This functional data has been collected and assembled in a large database called the Gene Ontology Resource (GO). Unfortunately, it only covers about one third of all human proteins.
Feuermann et al. (2025) developed a program to extend the coverage provided by direct annotation of human genes by making use of annotation records in related genes from other species. They constructed phylogenetic trees for 6,333 gene families representing a total of 17,079 human genes. This allowed them to deduce the functions of many more genes by taking advantage of GO annotations in homologous genes.

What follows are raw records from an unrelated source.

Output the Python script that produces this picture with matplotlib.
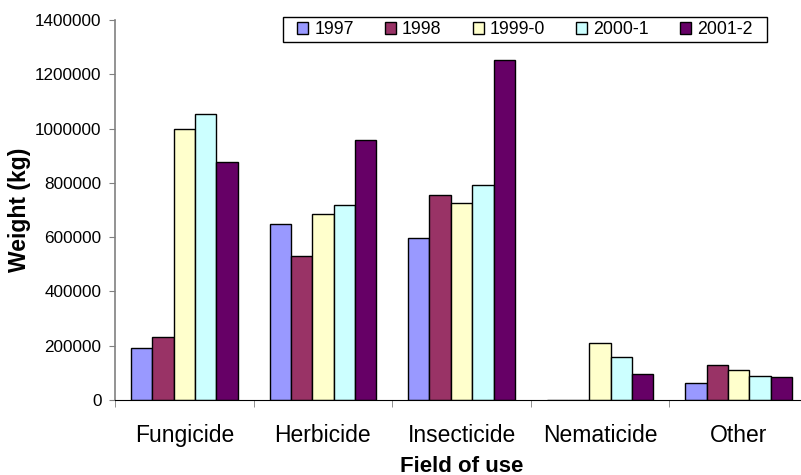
import numpy as np
import matplotlib.pyplot as plt
from matplotlib.patches import Rectangle
from matplotlib.ticker import FixedLocator, NullFormatter

plt.rcParams['font.family'] = ['Liberation Sans', 'DejaVu Sans']

categories = ['Fungicide', 'Herbicide', 'Insecticide', 'Nematicide', 'Other']
years = ['1997', '1998', '1999-0', '2000-1', '2001-2']
colors = ['#9999FF', '#993366', '#FFFFCC', '#CCFFFF', '#660066']

v1997 = [193000, 650000, 596000, 0, 61000]
v1998 = [231000, 529000, 757000, 0, 128000]
v1999 = [1000000, 685000, 726000, 209000, 110000]
v2000 = [1053000, 717000, 793000, 157000, 90000]
v2001 = [876000, 959000, 1254000, 97000, 83000]
series = [v1997, v1998, v1999, v2000, v2001]

W, H = 801, 475
fig = plt.figure(figsize=(W / 100, H / 100), dpi=100)
ax = fig.add_axes([115 / W, 75 / H, 693 / W, 380 / H])

x = np.arange(len(categories))
w = 0.154
for i, (vals, c, lab) in enumerate(zip(series, colors, years)):
    ax.bar(x + (i - 2) * w, vals, width=w, color=c, edgecolor='black',
           linewidth=1.0, label=lab)

ax.set_xlim(-0.5, 4.5)
ax.set_ylim(0, 1400000)
ax.set_yticks(np.arange(0, 1400001, 200000))
ax.set_yticklabels([str(v) for v in range(0, 1400001, 200000)], fontsize=12.3)

ax.set_xticks(x)
ax.set_xticklabels(categories, fontsize=16.5)
ax.tick_params(axis='x', length=0, pad=17.5)
ax.xaxis.set_minor_locator(FixedLocator(np.arange(-0.5, 4.6, 1.0)))
ax.xaxis.set_minor_formatter(NullFormatter())
ax.tick_params(axis='x', which='minor', length=5, color='#808080', direction='out')
ax.tick_params(axis='y', length=4.3, color='#808080', direction='out', pad=5.5)

for s in ['top', 'right']:
    ax.spines[s].set_visible(False)
ax.spines['left'].set_color('#808080')
ax.spines['left'].set_linewidth(1.2)
ax.spines['bottom'].set_color('black')

ax.set_xlabel('Field of use', fontsize=16, fontweight='bold', labelpad=6)
ax.set_ylabel('Weight (kg)', fontsize=16.5, fontweight='bold', labelpad=3)

# legend box
ax.add_patch(Rectangle((283 / W, 1 - 42 / H), 484 / W, 25 / H,
                       transform=fig.transFigure, facecolor='white',
                       edgecolor='black', linewidth=1.0, zorder=5,
                       clip_on=False))
leg = ax.legend(loc='center', bbox_to_anchor=(525 / W, 1 - 29.7 / H),
                bbox_transform=fig.transFigure, ncol=5, fontsize=12.8,
                frameon=False, handlelength=0.62, handleheight=0.62,
                handletextpad=0.34, columnspacing=1.75, borderpad=0.0)
leg.set_zorder(6)

fig.savefig('out.png', dpi=100)
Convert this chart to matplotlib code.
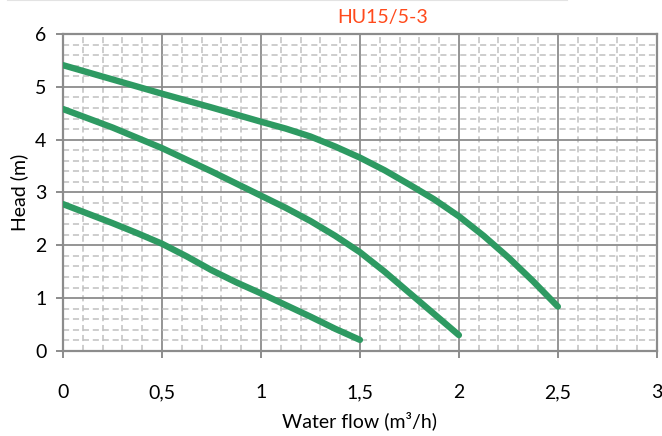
import matplotlib
matplotlib.use('Agg')
from matplotlib import pyplot as plt
from matplotlib.ticker import MultipleLocator, FixedLocator, FixedFormatter
from matplotlib.lines import Line2D

# pump curves (flow m3/h, head m)
flow_top = [0, 0.25, 0.5, 0.75, 1.0, 1.125, 1.25, 1.375, 1.5, 1.625, 1.75,
            1.875, 2.0, 2.125, 2.25, 2.375, 2.5]
head_top = [5.41, 5.14, 4.87, 4.61, 4.34, 4.21, 4.06, 3.87, 3.66, 3.42, 3.15,
            2.87, 2.55, 2.18, 1.77, 1.32, 0.84]

flow_mid = [0, 0.25, 0.5, 0.75, 1.0, 1.125, 1.25, 1.375, 1.5, 1.625, 1.75,
            1.875, 2.0]
head_mid = [4.58, 4.23, 3.84, 3.40, 2.94, 2.71, 2.46, 2.18, 1.87, 1.50, 1.10,
            0.70, 0.30]

flow_low = [0, 0.125, 0.25, 0.375, 0.5, 0.625, 0.75, 0.875, 1.0, 1.125, 1.25,
            1.375, 1.5]
head_low = [2.78, 2.60, 2.42, 2.23, 2.03, 1.79, 1.53, 1.30, 1.09, 0.87, 0.65,
            0.42, 0.21]

xticks = [0, 0.5, 1, 1.5, 2, 2.5, 3]
xlabels = ['0', '0,5', '1', '1,5', '2', '2,5', '3']
yticks = [0, 1, 2, 3, 4, 5, 6]

plt.rcParams['font.family'] = ['Lato', 'DejaVu Sans']

fig = plt.figure(figsize=(6.62, 4.36), dpi=100)
ax = fig.add_axes([0.0952, 0.195, 0.897, 0.727])

green = '#2E9A62'
for fx, hy in [(flow_top, head_top), (flow_mid, head_mid), (flow_low, head_low)]:
    ax.plot(fx, hy, color=green, lw=4.6, solid_capstyle='round', solid_joinstyle='round', zorder=3)

ax.set_xlim(0, 3)
ax.set_ylim(0, 6)
ax.xaxis.set_major_locator(FixedLocator(xticks))
ax.xaxis.set_major_formatter(FixedFormatter(xlabels))
ax.yaxis.set_major_locator(FixedLocator(yticks))
ax.xaxis.set_minor_locator(MultipleLocator(0.1))
ax.yaxis.set_minor_locator(MultipleLocator(0.2))

ax.grid(True, which='major', color='#8c8c8c', lw=1.3, zorder=1)
ax.grid(True, which='minor', color='#c0c0c0', lw=1.1, ls=(0, (4, 2.5)), zorder=0)
ax.set_axisbelow(True)
for s in ax.spines.values():
    s.set_color('#8c8c8c')
    s.set_linewidth(1.6)

ax.tick_params(which='major', length=5, width=1.4, color='#8c8c8c', labelsize=14, labelcolor='black')
ax.tick_params(axis='x', which='major', pad=19)
ax.tick_params(axis='y', which='major', pad=7)
ax.tick_params(which='minor', length=0)

ax.set_xlabel('Water flow (m³/h)', fontsize=14, labelpad=7)
ax.set_ylabel('Head (m)', fontsize=14, labelpad=5)
fig.text(337 / 662, 1 - 18 / 436, 'HU15/5-3', fontsize=14, color='#FF4A1C', ha='left', va='center')

# thin border line at the top of the image
fig.add_artist(Line2D([0.012, 0.857], [0.999, 0.999], color='#e3e3e3', lw=1.5))

plt.savefig('out.png', dpi=100)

The "Venn diagram" (their words) illustrates the advantage of combining phylogenetic data with GO annotation. The yellow part represent the fraction of human proteins that have been directly annotated in the GO database while the brown and blue sections show how function can be inferred from a much larger set of proteins by looking at annotations in other species.
The results are not surprising. Most of the proteins are involved in basic metabolism such as cellular processes: (deep blue), cellular metabolism: (blue), and cell structure (cell structure: dark blue). Most of the genes families involved in these functions are derived from single genes that are also found in bacteria. The important point here is that the increase in number of genes in complex eukaryotes is mostly due to gene duplication and subspecialization.
Feuermann, M., Mi, H., Gaudet, P., Muruganujan, A., Lewis, S.E., Ebert, D., Mushayahama, T., Consortium, G.O. and Thomas, P.D. (2025) A compendium of human gene functions derived from evolutionary modelling. Nature 640:146-154. [doi: 10.1038/s41586-025-08592-0]